October Fun!

Posted by julie on Saturday, 31 October 2009, 23:17

When we arrived at the Halloween party last night, Elena stepped from foot to foot, rocking back and forth in a little tap dance fueled by party energy. Then she twirled around, her Robin cape swirling with her. There would be no containing her excitement.

The Penguin and Robin, Boy Wonder arrive at the party.

The Penguin and Robin, Boy Wonder arrive at the party.

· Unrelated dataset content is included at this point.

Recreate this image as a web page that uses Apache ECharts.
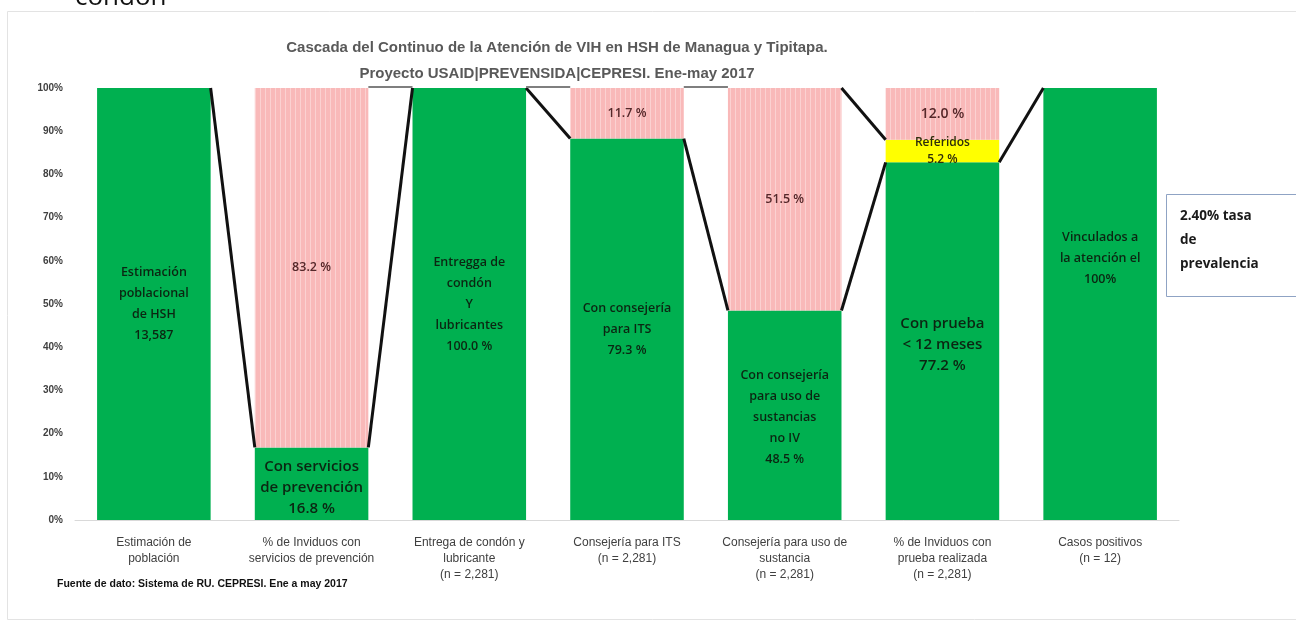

“I’m Batman, I’m Batman,” chanted Sylvan whenever he donned his costume and was transformed into a superhero in the past two days. Sylvan’s Batman saves the world with a lot of running and darting and chanting. Trick or treating? Sure, okay, but first I’m going to run around this tree: “I’m Batman.”

I'm Batman!

I'm Batman!

Elena’s state of “go” wore her out; within three minutes of riding in the car to come home, she was asleep.

Boy Wonder crashes.

Boy Wonder crashes.

But we had another party tonight! More costumes, more people to love. AND, most exciting, walking from house to house to touch everyone’s pumpkins and climb everyone’s front steps. And, no, don’t even think about carrying me; I’m one, and I’m walking!

Robin and the Riddler.

Robin and the Riddler.

Elena wasn’t the only Robin at tonight’s party.

Robin and Mini Me.

Robin and Mini Me.

In other October news, Elena supported her Mommy’s team this fall with a Yankees rally cap. They lost that one, but things are looking good at the moment.

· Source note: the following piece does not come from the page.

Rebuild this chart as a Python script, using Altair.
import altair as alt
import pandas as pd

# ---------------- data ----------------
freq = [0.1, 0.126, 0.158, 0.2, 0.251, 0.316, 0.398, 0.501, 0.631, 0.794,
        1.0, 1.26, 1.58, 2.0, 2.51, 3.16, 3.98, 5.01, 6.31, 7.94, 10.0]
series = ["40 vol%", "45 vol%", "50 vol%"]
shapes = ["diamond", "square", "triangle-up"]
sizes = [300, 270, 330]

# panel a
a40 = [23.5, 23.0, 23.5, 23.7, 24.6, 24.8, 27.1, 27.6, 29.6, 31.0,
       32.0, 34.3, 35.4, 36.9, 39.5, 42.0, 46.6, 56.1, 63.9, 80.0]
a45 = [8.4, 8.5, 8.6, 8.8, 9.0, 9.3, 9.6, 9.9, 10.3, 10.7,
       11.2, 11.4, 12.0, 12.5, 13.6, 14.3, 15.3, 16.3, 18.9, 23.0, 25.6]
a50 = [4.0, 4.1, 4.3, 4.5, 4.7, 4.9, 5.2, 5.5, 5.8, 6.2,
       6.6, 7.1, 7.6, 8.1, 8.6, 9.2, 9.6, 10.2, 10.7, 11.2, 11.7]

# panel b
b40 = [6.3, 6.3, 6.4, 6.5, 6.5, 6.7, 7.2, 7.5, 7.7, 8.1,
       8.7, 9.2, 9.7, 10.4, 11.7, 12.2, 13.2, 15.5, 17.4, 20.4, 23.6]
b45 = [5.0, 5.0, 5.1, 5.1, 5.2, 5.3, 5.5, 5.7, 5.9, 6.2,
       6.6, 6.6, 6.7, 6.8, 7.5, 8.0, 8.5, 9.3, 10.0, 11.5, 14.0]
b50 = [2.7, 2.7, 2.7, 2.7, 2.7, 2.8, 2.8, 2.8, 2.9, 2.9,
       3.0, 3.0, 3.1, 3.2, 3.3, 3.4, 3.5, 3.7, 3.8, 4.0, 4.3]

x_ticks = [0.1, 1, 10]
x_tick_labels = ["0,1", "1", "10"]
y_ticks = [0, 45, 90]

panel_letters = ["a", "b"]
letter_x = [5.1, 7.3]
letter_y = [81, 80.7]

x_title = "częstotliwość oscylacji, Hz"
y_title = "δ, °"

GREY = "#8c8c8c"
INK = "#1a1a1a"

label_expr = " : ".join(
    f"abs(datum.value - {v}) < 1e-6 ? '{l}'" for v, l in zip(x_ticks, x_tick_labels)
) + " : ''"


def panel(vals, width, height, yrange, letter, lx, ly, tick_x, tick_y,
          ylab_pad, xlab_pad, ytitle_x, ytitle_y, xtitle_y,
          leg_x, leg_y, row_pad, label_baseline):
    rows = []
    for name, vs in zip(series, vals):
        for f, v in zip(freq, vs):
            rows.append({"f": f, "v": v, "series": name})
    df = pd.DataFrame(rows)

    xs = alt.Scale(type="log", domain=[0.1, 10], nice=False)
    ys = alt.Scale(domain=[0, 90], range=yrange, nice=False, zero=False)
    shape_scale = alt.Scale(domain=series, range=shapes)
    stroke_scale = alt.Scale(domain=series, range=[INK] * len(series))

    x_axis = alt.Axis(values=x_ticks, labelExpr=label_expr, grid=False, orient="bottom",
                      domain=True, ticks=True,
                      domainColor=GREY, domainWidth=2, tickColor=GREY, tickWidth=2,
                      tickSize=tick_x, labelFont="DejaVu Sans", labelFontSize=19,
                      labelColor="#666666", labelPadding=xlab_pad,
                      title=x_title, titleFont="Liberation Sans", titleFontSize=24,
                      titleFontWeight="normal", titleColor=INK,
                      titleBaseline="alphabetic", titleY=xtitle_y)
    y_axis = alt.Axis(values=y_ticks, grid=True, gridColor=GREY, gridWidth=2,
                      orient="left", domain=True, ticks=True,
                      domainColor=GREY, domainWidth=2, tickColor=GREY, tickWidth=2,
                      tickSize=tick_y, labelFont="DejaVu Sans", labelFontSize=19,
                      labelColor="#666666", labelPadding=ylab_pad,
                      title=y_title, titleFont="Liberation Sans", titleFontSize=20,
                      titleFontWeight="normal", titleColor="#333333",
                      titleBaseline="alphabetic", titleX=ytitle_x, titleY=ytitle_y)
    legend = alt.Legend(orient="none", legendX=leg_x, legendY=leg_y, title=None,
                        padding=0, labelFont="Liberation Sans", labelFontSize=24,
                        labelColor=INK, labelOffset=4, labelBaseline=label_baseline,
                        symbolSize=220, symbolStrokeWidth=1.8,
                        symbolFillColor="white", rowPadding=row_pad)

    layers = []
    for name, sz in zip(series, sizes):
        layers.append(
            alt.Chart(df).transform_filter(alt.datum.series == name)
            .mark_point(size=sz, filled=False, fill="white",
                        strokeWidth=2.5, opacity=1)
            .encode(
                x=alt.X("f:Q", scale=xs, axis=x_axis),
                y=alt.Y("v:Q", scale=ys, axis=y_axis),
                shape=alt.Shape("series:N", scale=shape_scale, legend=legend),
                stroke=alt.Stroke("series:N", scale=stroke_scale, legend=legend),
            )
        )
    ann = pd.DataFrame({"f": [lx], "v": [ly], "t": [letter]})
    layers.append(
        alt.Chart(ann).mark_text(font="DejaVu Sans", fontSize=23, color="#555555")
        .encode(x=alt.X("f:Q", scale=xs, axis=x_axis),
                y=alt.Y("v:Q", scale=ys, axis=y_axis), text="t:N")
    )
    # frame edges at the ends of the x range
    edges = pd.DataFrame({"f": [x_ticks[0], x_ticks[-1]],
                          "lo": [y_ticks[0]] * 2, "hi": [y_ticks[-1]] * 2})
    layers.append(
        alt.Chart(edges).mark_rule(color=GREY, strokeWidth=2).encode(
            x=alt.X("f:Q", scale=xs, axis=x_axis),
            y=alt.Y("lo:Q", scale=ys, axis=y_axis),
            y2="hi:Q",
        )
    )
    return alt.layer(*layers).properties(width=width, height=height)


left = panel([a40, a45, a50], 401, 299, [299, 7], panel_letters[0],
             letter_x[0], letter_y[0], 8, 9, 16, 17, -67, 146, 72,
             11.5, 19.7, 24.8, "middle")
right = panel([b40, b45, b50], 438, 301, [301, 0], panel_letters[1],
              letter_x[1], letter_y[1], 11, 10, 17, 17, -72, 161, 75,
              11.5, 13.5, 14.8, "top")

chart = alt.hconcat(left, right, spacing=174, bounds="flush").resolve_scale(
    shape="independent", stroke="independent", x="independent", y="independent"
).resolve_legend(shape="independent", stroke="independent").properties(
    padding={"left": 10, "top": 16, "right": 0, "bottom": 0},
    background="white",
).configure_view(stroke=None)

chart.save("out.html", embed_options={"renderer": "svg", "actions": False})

Go, Yankees! (Um, what's baseball?)

Go, Yankees! (Um, what's baseball?)

Our farm, as we call Winter Green Farm, from which we get all of our vegetables from June through November, hosted a fun, end of the summer season gathering earlier in October. Hay rides, pumpkin patch, cider press, pumpkin painting, potluck, live music. Sylvan spent most of his time throwing apples into the cider press, which is what he did last year, too. It is a fantastic machine, electric and loud, and it dribbles out the tastiest apple cider. No wonder he’s fascinated. He did branch out and paint a pumpkin, too.

Sylvan painting, with the cider press closeby in the background.

Sylvan painting, with the cider press nearby in the background.

Elena picked a great one, and her camouflage was perfect for the pumpkin patch.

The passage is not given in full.